ABSTRACT

When Burma gained independence from Britain in January 1948, it was fitted out with a Westminster-style system of parliamentary government in which prime minister and cabinet formed the most significant parts of the executive. This system remained in place for nearly a decade and a half, even surviving an 18-month period of caretaker military government from 1958 to 1960 that saw General Ne Win assume the premiership and appoint his own cabinet, but leave intact the basic structure of government. It was destroyed, however, by a full-blown coup performed by Ne Win in March 1962, which replaced the governance model created at independence with a military-backed Leninist control apparatus focused originally on an eight-member Revolutionary Council (RC) (Taylor 2009, 296), and from January 1974 on the Burma Socialist Programme Party (BSPP).
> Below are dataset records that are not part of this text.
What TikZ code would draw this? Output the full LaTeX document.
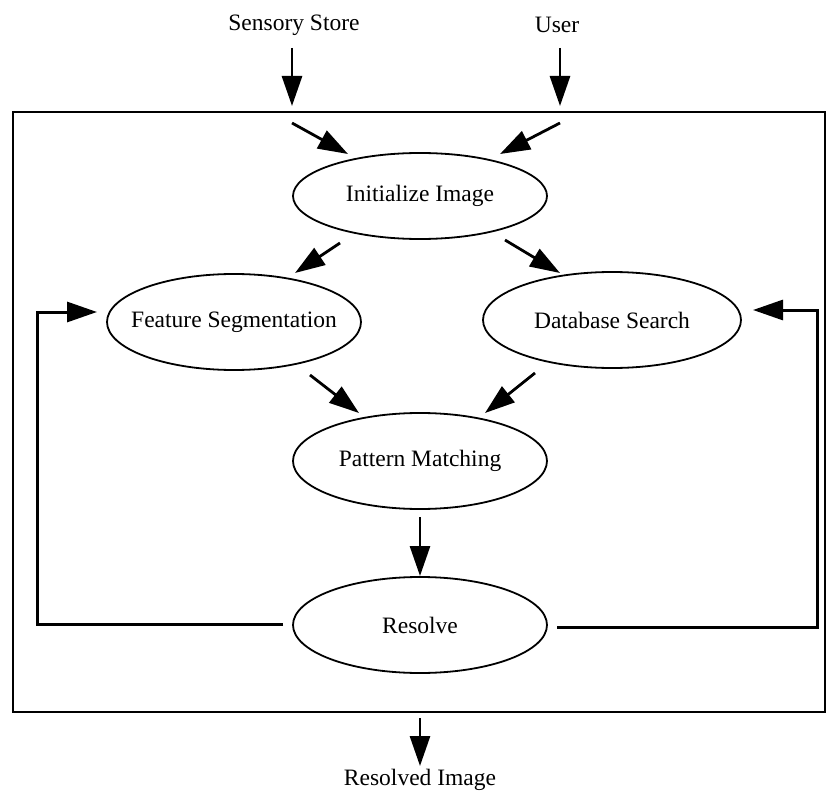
\documentclass[tikz,border=0pt]{standalone}
\usepackage{fontspec}
\setmainfont{Liberation Serif}
\usetikzlibrary{shapes.geometric,arrows.meta}
\newcommand{\ptxt}[1]{\makebox[0pt]{#1}}
\begin{document}
\begin{tikzpicture}[x=1pt,y=-1pt,
  proc/.style={ellipse,draw,line width=1.8pt,inner sep=0pt,minimum width=254pt,minimum height=96pt,font=\fontsize{23.5}{28}\selectfont},
  lbl/.style={font=\fontsize{23.5}{28}\selectfont,inner sep=0pt},
  tip/.style={-{Triangle[length=30pt,width=20pt]}},
  arr/.style={line width=2.8pt,tip},
  fb/.style={line width=3pt},
  frame/.style={line width=2.2pt}]
\useasboundingbox (0,0) rectangle (827,794);
% frame
\draw[frame] (13,112) rectangle (825,712);
% labels
\node[lbl] (ss) at (294,25) {Sensory Store};
\node[lbl] (user) at (557,25) {User};
\node[lbl] (out) at (420,780) {Resolved Image};
% processes
\node[proc,minimum height=86pt] (init) at (420,196) {\ptxt{Initialize Image}};
\node[proc] (feat) at (234,322) {\ptxt{Feature Segmentation}};
\node[proc,minimum width=258pt] (db) at (612,320) {\ptxt{Database Search}};
\node[proc] (pm) at (420,461) {\ptxt{Pattern Matching}};
\node[proc] (res) at (420,625) {\ptxt{Resolve}};
% coordinates
\coordinate (ssA) at (292,48);  \coordinate (ssB) at (292,106);
\coordinate (usA) at (560,48);  \coordinate (usB) at (560,106);
\coordinate (i1A) at (292,123); \coordinate (i1B) at (348,154);
\coordinate (i2A) at (560,123); \coordinate (i2B) at (500,154);
\coordinate (flA) at (340,243); \coordinate (flB) at (295,273);
\coordinate (drA) at (505,240); \coordinate (drB) at (560,273);
\coordinate (fpA) at (310,375); \coordinate (fpB) at (359,413);
\coordinate (dpA) at (535,373); \coordinate (dpB) at (485,413);
\coordinate (prA) at (420,517); \coordinate (prB) at (420,576);
\coordinate (roA) at (420,718); \coordinate (roB) at (420,766);
\coordinate (lfA) at (283,624); \coordinate (lfC) at (37,624); \coordinate (lfB) at (97,312);
\coordinate (rfA) at (557,627); \coordinate (rfC) at (817,627); \coordinate (rfB) at (753,310);
% arrows
\draw[arr] (ssA) -- (ssB);
\draw[arr] (usA) -- (usB);
\draw[arr] (i1A) -- (i1B);
\draw[arr] (i2A) -- (i2B);
\draw[arr] (flA) -- (flB);
\draw[arr] (drA) -- (drB);
\draw[arr] (fpA) -- (fpB);
\draw[arr] (dpA) -- (dpB);
\draw[arr] (prA) -- (prB);
\draw[arr] (roA) -- (roB);
% feedback
\draw[fb,tip] (lfA) -- (lfC) |- (lfB);
\draw[fb,tip] (rfA) -- (rfC) |- (rfB);
\end{tikzpicture}
\end{document}
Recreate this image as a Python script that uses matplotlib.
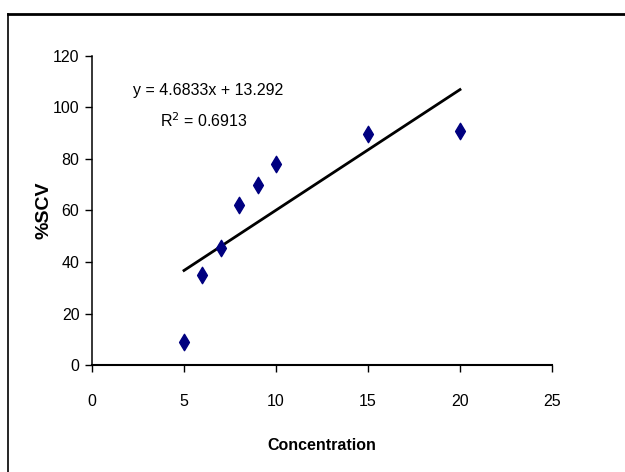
import matplotlib
matplotlib.use("Agg")
import matplotlib.pyplot as plt
from matplotlib.lines import Line2D

# measured concentration vs %SCV
conc = [5, 6, 7, 8, 9, 10, 15, 20]
scv = [9, 35, 45.5, 62, 70, 78, 89.6, 91]

# linear trendline
slope = 4.6833
intercept = 13.292
r2 = 0.6913

x_ticks = [0, 5, 10, 15, 20, 25]
y_ticks = [0, 20, 40, 60, 80, 100, 120]

plt.rcParams['font.family'] = ['Liberation Sans', 'DejaVu Sans']

W, H = 625, 472
fig = plt.figure(figsize=(W / 100, H / 100), dpi=100)
ax = fig.add_axes([92 / W, (H - 365) / H, 460 / W, 309 / H])

ax.scatter(conc, scv, marker='d', s=70, color='#000080', zorder=3)

x_fit = [min(conc), max(conc)]
y_fit = [slope * x + intercept for x in x_fit]
ax.plot(x_fit, y_fit, color='black', lw=2, zorder=2)

ax.set_xlim(0, 25)
ax.set_ylim(0, 120)
ax.set_xticks(x_ticks)
ax.set_yticks(y_ticks)
ax.tick_params(axis='x', length=5, width=1, pad=16, labelsize=11.5, direction='out')
ax.tick_params(axis='y', length=5, width=1, pad=4, labelsize=11.5, direction='out')

for side in ['top', 'right']:
    ax.spines[side].set_visible(False)
ax.spines['left'].set_linewidth(1.1)
ax.spines['bottom'].set_linewidth(1.5)

ax.set_xlabel('Concentration', fontsize=11.5, fontweight='bold', labelpad=21)
ax.set_ylabel('%SCV', fontsize=14, fontweight='bold')
ax.yaxis.set_label_coords(-0.085, 0.5)

fig.text(133 / W, 1 - 91 / H, f'y = {slope}x + {intercept}', fontsize=11.5,
         va='center', ha='left')
fig.text(160 / W, 1 - 121 / H, f'R$^2$ = {r2}', fontsize=11.5, va='center', ha='left')

# frame around the chart area
fig.add_artist(Line2D([8 / W, 1], [1 - 14 / H] * 2, transform=fig.transFigure,
                      color='black', lw=2))
fig.add_artist(Line2D([8 / W] * 2, [0, 1 - 14 / H], transform=fig.transFigure,
                      color='black', lw=1.2))

fig.savefig('out.png', dpi=100)
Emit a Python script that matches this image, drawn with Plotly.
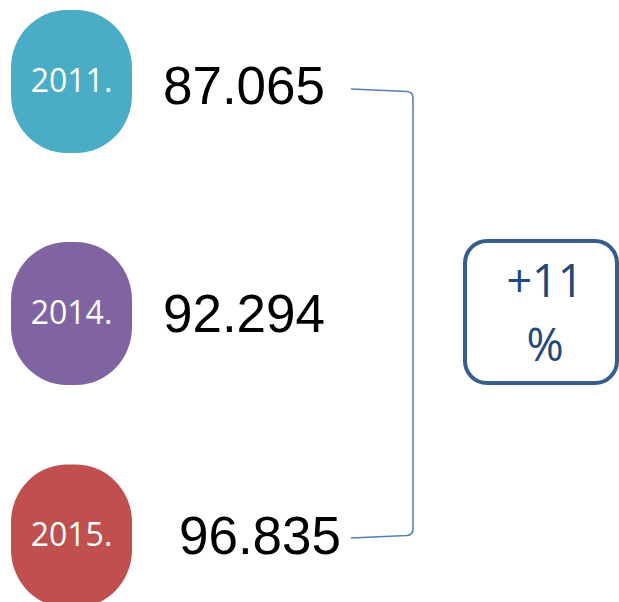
import plotly.graph_objects as go

# ---- data ----
years = ["2011.", "2014.", "2015."]
values = [87065, 92294, 96835]
year_colors = ["#4BACC6", "#8064A2", "#C0504D"]
change_label = ["+11", "%"]

# ---- layout helpers (pixel-like data coordinates) ----
W, H = 619, 602
blob_cx = 71.5
blob_cy = [81.5, 313.5, 536]
blob_w, blob_h = 121, 143
value_x = [244, 244, 260]
value_y = [91, 319, 541]


def fmt(v):
    return f"{v:,}".replace(",", ".")


def rounded_path(x0, y0, x1, y1, rx, ry):
    k = 0.5523
    return (
        f"M{x0+rx},{y0} L{x1-rx},{y0} "
        f"C{x1-rx+k*rx},{y0} {x1},{y0+ry-k*ry} {x1},{y0+ry} "
        f"L{x1},{y1-ry} "
        f"C{x1},{y1-ry+k*ry} {x1-rx+k*rx},{y1} {x1-rx},{y1} "
        f"L{x0+rx},{y1} "
        f"C{x0+rx-k*rx},{y1} {x0},{y1-ry+k*ry} {x0},{y1-ry} "
        f"L{x0},{y0+ry} "
        f"C{x0},{y0+ry-k*ry} {x0+rx-k*rx},{y0} {x0+rx},{y0} Z"
    )


fig = go.Figure()

shapes = []
for i, c in enumerate(year_colors):
    cy = blob_cy[i]
    shapes.append(dict(
        type="path",
        path=rounded_path(blob_cx - blob_w / 2, cy - blob_h / 2,
                          blob_cx + blob_w / 2, cy + blob_h / 2, 56, 58),
        fillcolor=c, line=dict(width=0), layer="below",
    ))

# bracket
shapes.append(dict(
    type="path",
    path="M351,89 L407,91.5 Q413,92 413,98 L413,529 Q413,535 407,535.5 L351,538",
    line=dict(color="#4F81BD", width=1.6),
))

# change box
shapes.append(dict(
    type="path",
    path=rounded_path(465, 241, 617, 383, 22, 22),
    line=dict(color="#385D8A", width=4), fillcolor="rgba(0,0,0,0)",
))

# year labels
fig.add_trace(go.Scatter(
    x=[blob_cx] * len(years), y=[v + 2 for v in blob_cy], mode="text", text=years,
    textfont=dict(family="Open Sans", size=32, color="white"),
    textposition="middle center", hoverinfo="skip",
))

# values
fig.add_trace(go.Scatter(
    x=value_x, y=value_y, mode="text", text=[fmt(v) for v in values],
    textfont=dict(family="Liberation Sans", size=53, color="black"),
    textposition="middle center", hoverinfo="skip",
))

# change text
fig.add_trace(go.Scatter(
    x=[545, 545], y=[286, 350], mode="text", text=change_label,
    textfont=dict(family="Open Sans", size=45, color="#1F497D"),
    textposition="middle center", hoverinfo="skip",
))

fig.update_layout(
    width=W, height=H,
    margin=dict(l=0, r=0, t=0, b=0),
    paper_bgcolor="white", plot_bgcolor="white",
    showlegend=False,
    shapes=shapes,
    xaxis=dict(range=[0, W], visible=False, fixedrange=True),
    yaxis=dict(range=[H, 0], visible=False, fixedrange=True),
)

fig.write_html(
    "out.html",
    config={"displayModeBar": False},
    post_script="document.body.style.margin='0';document.body.style.overflow='hidden';",
)
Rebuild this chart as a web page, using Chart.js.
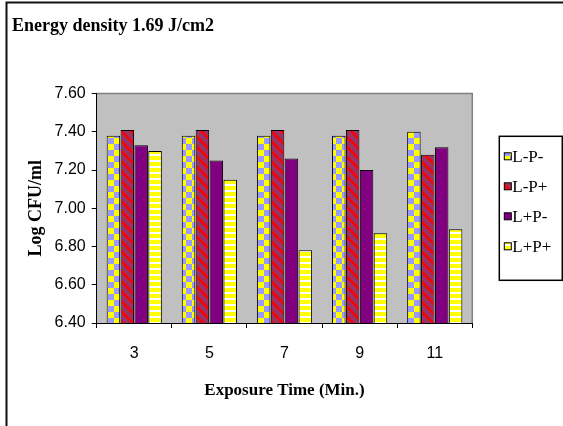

In turn, this regime collapsed during Burma’s 8-8-88 uprising for democracy, and in September 1988 a 19-member military junta took its place (Lintner 1989). Initially called the State Law and Order Restoration Council (SLORC), the junta was known from November 1997 as the State Peace and Development Council (SPDC). In March 2011, a new path was taken when a transition was launched from direct military rule to quasi-civilian government focused on an indirectly elected president authorized to make a wide array of executive appointments. When the opposition National League for Democracy (NLD) won the November 2015 general election and took office in March 2016, a special position of state counsellor was established to enable long-standing leader Aung San Suu Kyi to direct the business of government despite a constitutional provision barring her from the presidency. The new polity remains a work in progress.